=== Data provided ===

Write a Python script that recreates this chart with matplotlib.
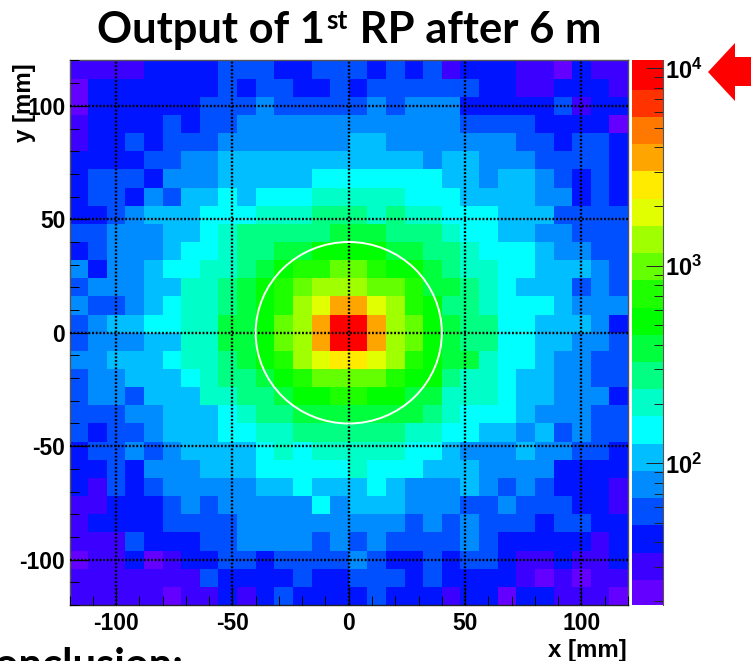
import numpy as np
import matplotlib
matplotlib.use("Agg")
import matplotlib.pyplot as plt
from matplotlib.colors import ListedColormap, LogNorm
from matplotlib.patches import Circle, Polygon
from matplotlib.ticker import LogLocator, FixedLocator, FuncFormatter, MultipleLocator, NullFormatter

W, H = 751, 661

title_parts = ["Output of 1", "st", " RP after 6 m"]
x_label = "x [mm]"
y_label = "y [mm]"
clipped_text = "Conclusion:"
x_ticks = [-100, -50, 0, 50, 100]
y_ticks = [-100, -50, 0, 50, 100]
circle_radius = 40
x_edges = list(range(-120, 121, 8))
y_edges = list(range(120, -121, -8))

band_colors = ["#6400ff", "#3c00ff", "#0014ff", "#0050ff", "#008cff", "#00beff", "#00ffff",
               "#00ffc8", "#00ff82", "#00ff3c", "#00ff00", "#1eff00", "#64ff00", "#a0ff00",
               "#e1ff00", "#ffeb00", "#ffa500", "#ff7800", "#ff3200", "#ff0000"]
band_counts = [21, 29, 40, 55, 76, 105, 145, 200, 275, 380,
               525, 725, 1000, 1380, 1900, 2630, 3630, 5000, 6900, 9500]
z_min, z_max = 19.2, 10960

bands = [
 [1,1,1,1,2,2,2,2,3,3,3,2,2,3,3,3,2,3,2,3,1,2,2,2,1,1,0,2,1,1],
 [0,2,2,2,2,2,2,2,3,2,3,3,2,2,3,2,3,3,3,3,3,3,2,2,1,1,2,2,2,1],
 [0,2,2,2,2,2,2,3,3,3,4,3,3,3,3,3,4,3,4,4,4,2,2,2,2,2,3,1,2,2],
 [1,2,2,2,2,3,2,3,3,4,4,4,4,4,4,4,4,4,4,4,4,3,3,3,3,2,2,2,2,0],
 [1,2,2,3,2,3,3,3,4,4,4,4,4,4,4,5,5,4,4,4,4,4,4,4,3,3,2,3,3,2],
 [2,2,2,2,3,3,4,4,5,5,5,5,5,5,5,5,5,5,5,4,5,5,4,4,4,3,3,3,3,2],
 [2,3,3,3,2,4,4,4,5,5,5,5,5,6,6,6,6,6,6,6,5,5,4,5,5,4,3,2,3,2],
 [2,3,3,2,4,3,5,5,6,5,6,6,6,7,7,7,7,7,6,6,6,5,5,5,5,4,4,2,3,2],
 [2,2,3,4,5,5,5,6,6,6,7,7,7,8,8,8,7,8,7,7,6,6,6,5,5,5,3,3,3,3],
 [3,3,4,4,4,5,5,6,7,8,8,8,8,8,9,9,9,8,8,8,7,6,6,5,5,4,4,3,3,3],
 [2,3,4,4,4,5,6,6,7,8,8,9,9,10,10,10,10,9,9,8,8,7,6,6,6,5,4,4,3,3],
 [4,2,4,4,5,6,6,7,7,8,9,10,11,11,12,12,11,10,10,9,8,7,7,6,6,5,5,5,4,3],
 [3,4,4,4,5,5,7,7,8,9,10,11,12,13,13,13,12,12,11,9,9,8,7,6,5,5,5,3,4,3],
 [4,3,3,4,5,6,7,7,8,9,10,11,13,14,16,16,14,13,11,10,8,8,7,6,6,6,5,4,4,4],
 [3,4,5,5,6,6,7,7,9,9,10,12,13,16,19,19,16,13,12,10,9,8,8,6,6,5,5,5,4,2],
 [3,4,4,4,5,5,7,7,9,9,10,12,13,16,19,19,16,13,12,10,9,8,8,6,6,5,5,4,4,3],
 [4,4,5,5,5,6,7,7,8,9,10,11,13,14,15,15,14,13,11,10,9,9,7,6,6,5,4,4,3,3],
 [3,4,4,5,5,5,6,7,8,8,9,10,11,12,12,12,12,11,10,10,8,7,7,6,5,5,4,4,3,3],
 [3,4,4,3,5,5,5,7,7,8,8,9,10,10,11,11,10,10,9,9,7,7,7,6,5,5,4,4,4,2],
 [3,3,3,4,4,5,5,5,6,7,8,8,9,9,9,9,9,9,9,8,7,6,6,6,5,4,4,4,3,3],
 [3,2,3,3,4,5,5,5,6,6,7,7,8,8,8,8,8,8,7,7,6,6,5,5,4,5,3,4,3,3],
 [2,3,3,4,3,4,5,5,5,5,6,7,6,7,7,7,7,7,6,6,5,4,4,4,5,4,4,3,3,2],
 [2,2,3,2,4,4,4,5,5,5,6,6,6,6,6,7,6,6,6,5,5,5,4,4,4,4,2,2,2,2],
 [2,1,3,2,3,4,4,4,4,4,5,5,6,5,5,5,6,5,4,4,4,5,4,3,4,3,2,2,2,1],
 [1,1,2,2,2,3,4,3,4,4,4,4,4,6,4,5,5,5,4,4,4,3,3,4,3,3,3,2,2,1],
 [1,2,2,2,2,3,3,3,3,4,4,4,4,4,4,4,4,4,3,4,3,4,3,3,3,2,3,3,2,2],
 [1,1,1,3,2,2,2,3,3,4,4,4,4,3,4,3,4,3,3,3,3,4,3,2,2,2,2,2,1,2],
 [0,1,1,2,0,1,2,2,3,3,2,3,3,3,3,4,3,2,2,3,2,3,3,2,1,1,2,1,1,2],
 [1,1,1,1,1,1,1,3,2,2,2,2,3,2,2,3,3,3,2,3,2,2,2,2,1,0,1,0,1,1],
 [1,1,1,1,1,0,1,1,2,1,2,3,2,2,2,2,3,2,2,2,1,2,2,0,2,2,1,1,1,0],
]

SANS = ["Liberation Sans", "DejaVu Sans"]
plt.rcParams["font.family"] = SANS
plt.rcParams["font.weight"] = "bold"
plt.rcParams["axes.unicode_minus"] = False
plt.rcParams["mathtext.fontset"] = "custom"
plt.rcParams["mathtext.bf"] = "Liberation Sans:bold"
plt.rcParams["mathtext.rm"] = "Liberation Sans:bold"

fig = plt.figure(figsize=(W / 100, H / 100), dpi=100, facecolor="white")


def box(l, t, r, b):
    return [l / W, 1 - b / H, (r - l) / W, (b - t) / H]


ax = fig.add_axes(box(69.5, 60.5, 628, 605))
cax = fig.add_axes(box(631.5, 60.5, 663.5, 605))

Z = np.array(band_counts)[np.array(bands)]
cmap = ListedColormap(band_colors)
norm = LogNorm(vmin=z_min, vmax=z_max)
mesh = ax.pcolormesh(x_edges, y_edges, Z, cmap=cmap, norm=norm, shading="flat",
                     edgecolors="none", antialiased=False)
ax.set_xlim(-120, 120)
ax.set_ylim(-120, 120)
ax.set_axisbelow(False)
ax.grid(True, which="major", color="black", linewidth=1.7, linestyle=(0, (0.78, 0.78)), zorder=5)
ax.add_patch(Circle((0, 0), circle_radius, fill=False, edgecolor="white", linewidth=1.4, zorder=6))

ax.set_xticks(x_ticks)
ax.set_yticks(y_ticks)
ax.xaxis.set_minor_locator(MultipleLocator(10))
ax.yaxis.set_minor_locator(MultipleLocator(10))
ax.tick_params(which="major", direction="in", length=13, width=0.8, labelsize=16.5, color="black")
ax.tick_params(which="minor", direction="in", length=6.7, width=0.7, color="black")
ax.tick_params(axis="x", which="major", pad=5)
ax.tick_params(axis="y", which="major", pad=3)
for side, c in {"top": "#555555", "right": "#555555", "left": "#555555", "bottom": "#222222"}.items():
    ax.spines[side].set_color(c)
    ax.spines[side].set_linewidth(1.0)

cb = fig.colorbar(mesh, cax=cax)
cb.solids.set_edgecolor("face")
cb.outline.set_visible(False)
cax.spines["right"].set_visible(True)
cax.spines["right"].set_color("#555555")
cax.yaxis.set_major_locator(FixedLocator([100, 1000, 10000]))
cax.yaxis.set_minor_locator(LogLocator(base=10, subs=range(2, 10)))
cax.yaxis.set_minor_formatter(NullFormatter())
cax.yaxis.set_major_formatter(FuncFormatter(lambda v, p: r"$\mathbf{10^{%d}}$" % round(np.log10(v))))
cax.tick_params(which="major", direction="in", length=12.5, width=0.7, labelsize=17, pad=1, color="#222222")
cax.tick_params(which="minor", direction="in", length=6.5, width=0.7, color="#222222")

fig.text(627 / W, 1 - 657 / H, x_label, ha="right", va="baseline", fontsize=17.3)
fig.text(25 / W, 1 - 63 / H, y_label, ha="center", va="top", rotation=90, fontsize=17.3)

TITLE = ["Lato", "DejaVu Sans"]
r = fig.canvas.get_renderer()
x = 97.0
baseline = 43.0
for i, part in enumerate(title_parts):
    sup = i == 1
    t = fig.text(x / W, 1 - (baseline - (14 if sup else 0)) / H, part, family=TITLE, weight="bold",
                 fontsize=19 if sup else 31.3, ha="left", va="baseline")
    x += t.get_window_extent(r).width + (2 if sup else 1)

fig.text(183 / W, 1 - 678 / H, clipped_text, family=TITLE, weight="bold", fontsize=30, ha="right", va="baseline")

arrow_px = [(708, 72), (735, 43), (735, 57), (760, 57), (760, 86), (735, 86), (735, 101)]
fig.add_artist(Polygon([(a / W, 1 - b / H) for a, b in arrow_px], closed=True, facecolor="#ff0000",
                       edgecolor="none", transform=fig.transFigure))

fig.savefig("out.png", dpi=100, facecolor="white")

===

_Set problem_. Reproduce the material above from its first line through the line containing "z_min, z_max = 19.2, 10960", both ends included, and skip every picture.

_Task result_.
Write a Python script that recreates this chart with matplotlib.
import numpy as np
import matplotlib
matplotlib.use("Agg")
import matplotlib.pyplot as plt
from matplotlib.colors import ListedColormap, LogNorm
from matplotlib.patches import Circle, Polygon
from matplotlib.ticker import LogLocator, FixedLocator, FuncFormatter, MultipleLocator, NullFormatter

W, H = 751, 661

title_parts = ["Output of 1", "st", " RP after 6 m"]
x_label = "x [mm]"
y_label = "y [mm]"
clipped_text = "Conclusion:"
x_ticks = [-100, -50, 0, 50, 100]
y_ticks = [-100, -50, 0, 50, 100]
circle_radius = 40
x_edges = list(range(-120, 121, 8))
y_edges = list(range(120, -121, -8))

band_colors = ["#6400ff", "#3c00ff", "#0014ff", "#0050ff", "#008cff", "#00beff", "#00ffff",
               "#00ffc8", "#00ff82", "#00ff3c", "#00ff00", "#1eff00", "#64ff00", "#a0ff00",
               "#e1ff00", "#ffeb00", "#ffa500", "#ff7800", "#ff3200", "#ff0000"]
band_counts = [21, 29, 40, 55, 76, 105, 145, 200, 275, 380,
               525, 725, 1000, 1380, 1900, 2630, 3630, 5000, 6900, 9500]
z_min, z_max = 19.2, 10960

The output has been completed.